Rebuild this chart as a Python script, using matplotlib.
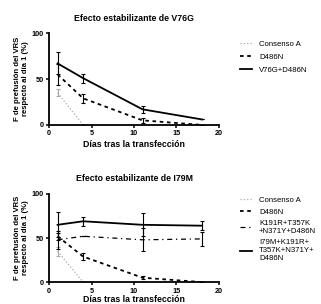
import matplotlib
matplotlib.use("Agg")
import matplotlib.pyplot as plt
from matplotlib.lines import Line2D

# data
days = [1, 4, 11, 18]
days_cons = [1, 4]

top_title = "Efecto estabilizante de V76G"
top_names = ["Consenso A", "D486N", "V76G+D486N"]
top_cons = [35, 0]
top_cons_err = [4, 0]
top_d486 = [55, 29, 5, 0]
top_d486_err = [11, 5, 3, 0]
top_v76 = [67, 51, 17, 6]
top_v76_err = [12, 5, 4, 0]

bot_title = "Efecto estabilizante de I79M"
bot_names = ["Consenso A", "D486N", "K191R+T357K\n+N371Y+D486N",
             "I79M+K191R+\nT357K+N371Y+\nD486N"]
bot_cons = [35, 0]
bot_cons_err = [5, 0]
bot_d486 = [52, 29, 5, 0]
bot_d486_err = [4, 4, 2, 0]
bot_k191 = [48, 52, 48, 49]
bot_k191_err = [10, 0, 13, 8]
bot_i79 = [65, 69, 65, 64]
bot_i79_err = [14, 5, 13, 5]

plt.rcParams['font.family'] = ['Liberation Sans', 'DejaVu Sans']
plt.rcParams['font.size'] = 5.5

fig = plt.figure(figsize=(3.21, 3.04), dpi=100)
ax1 = fig.add_axes([0.153, 0.589, 0.529, 0.302])
ax2 = fig.add_axes([0.153, 0.072, 0.529, 0.290])

styles = {
    'cons': dict(color='#aaaaaa', ls=':', lw=0.9),
    'd486': dict(color='black', ls=(0, (2, 2)), lw=1.3),
    'k191': dict(color='black', ls=(0, (4, 3, 1, 3)), lw=0.9),
    'solid': dict(color='black', ls='-', lw=1.3),
}


def style(ax, title, xpad):
    ax.set_xlim(0, 20)
    ax.set_ylim(0, 100)
    ax.set_xticks([0, 5, 10, 15, 20])
    ax.set_yticks([0, 50, 100])
    for s in ['top', 'right']:
        ax.spines[s].set_visible(False)
    for s in ['left', 'bottom']:
        ax.spines[s].set_linewidth(1.3)
    ax.tick_params(width=1.1, length=2.5, pad=1.5, labelsize=5.2)
    for lab in ax.get_xticklabels() + ax.get_yticklabels():
        lab.set_fontweight('bold')
    ax.set_title(title, fontsize=6.3, fontweight='bold', pad=9)
    ax.set_xlabel("Días tras la transfección", fontsize=6.3, fontweight='bold', labelpad=xpad)
    ax.set_ylabel("F de prefusión del VRS\nrespecto al día 1 (%)", fontsize=5.6,
                  fontweight='bold', labelpad=2)


ekw = dict(capsize=1.5, elinewidth=0.8, capthick=0.8)

# top panel
ax1.errorbar(days_cons, top_cons, yerr=top_cons_err, **styles['cons'], **ekw)
ax1.errorbar(days, top_d486, yerr=top_d486_err, **styles['d486'], **ekw)
ax1.errorbar(days, top_v76, yerr=top_v76_err, **styles['solid'], **ekw)
style(ax1, top_title, 1.5)
h1 = [Line2D([], [], **styles[k]) for k in ['cons', 'd486', 'solid']]
ax1.legend(h1, top_names, loc='upper left', bbox_to_anchor=(1.08, 1.0), frameon=False,
           fontsize=5.6, handlelength=1.6, handletextpad=0.9, labelspacing=0.75)

# bottom panel
ax2.errorbar(days_cons, bot_cons, yerr=bot_cons_err, **styles['cons'], **ekw)
ax2.errorbar(days, bot_d486, yerr=bot_d486_err, **styles['d486'], **ekw)
ax2.errorbar(days, bot_k191, yerr=bot_k191_err, **styles['k191'], **ekw)
ax2.errorbar(days, bot_i79, yerr=bot_i79_err, **styles['solid'], **ekw)
style(ax2, bot_title, 0.3)
h2 = [Line2D([], [], **styles[k]) for k in ['cons', 'd486', 'k191', 'solid']]
ax2.legend(h2, bot_names, loc='upper left', bbox_to_anchor=(1.08, 1.05), frameon=False,
           fontsize=5.6, handlelength=1.6, handletextpad=0.9, labelspacing=0.55)

fig.savefig("out.png", dpi=100)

■ ■ ■ ■ ■

> **Exercise requirements**: Go from the first line of the data above to the line containing "top_v76_err = [12, 5, 4, 0]" and retype exactly those lines, both included, but none of the pictures.

> **Answer to this exercise**:
Rebuild this chart as a Python script, using matplotlib.
import matplotlib
matplotlib.use("Agg")
import matplotlib.pyplot as plt
from matplotlib.lines import Line2D

# data
days = [1, 4, 11, 18]
days_cons = [1, 4]

top_title = "Efecto estabilizante de V76G"
top_names = ["Consenso A", "D486N", "V76G+D486N"]
top_cons = [35, 0]
top_cons_err = [4, 0]
top_d486 = [55, 29, 5, 0]
top_d486_err = [11, 5, 3, 0]
top_v76 = [67, 51, 17, 6]
top_v76_err = [12, 5, 4, 0]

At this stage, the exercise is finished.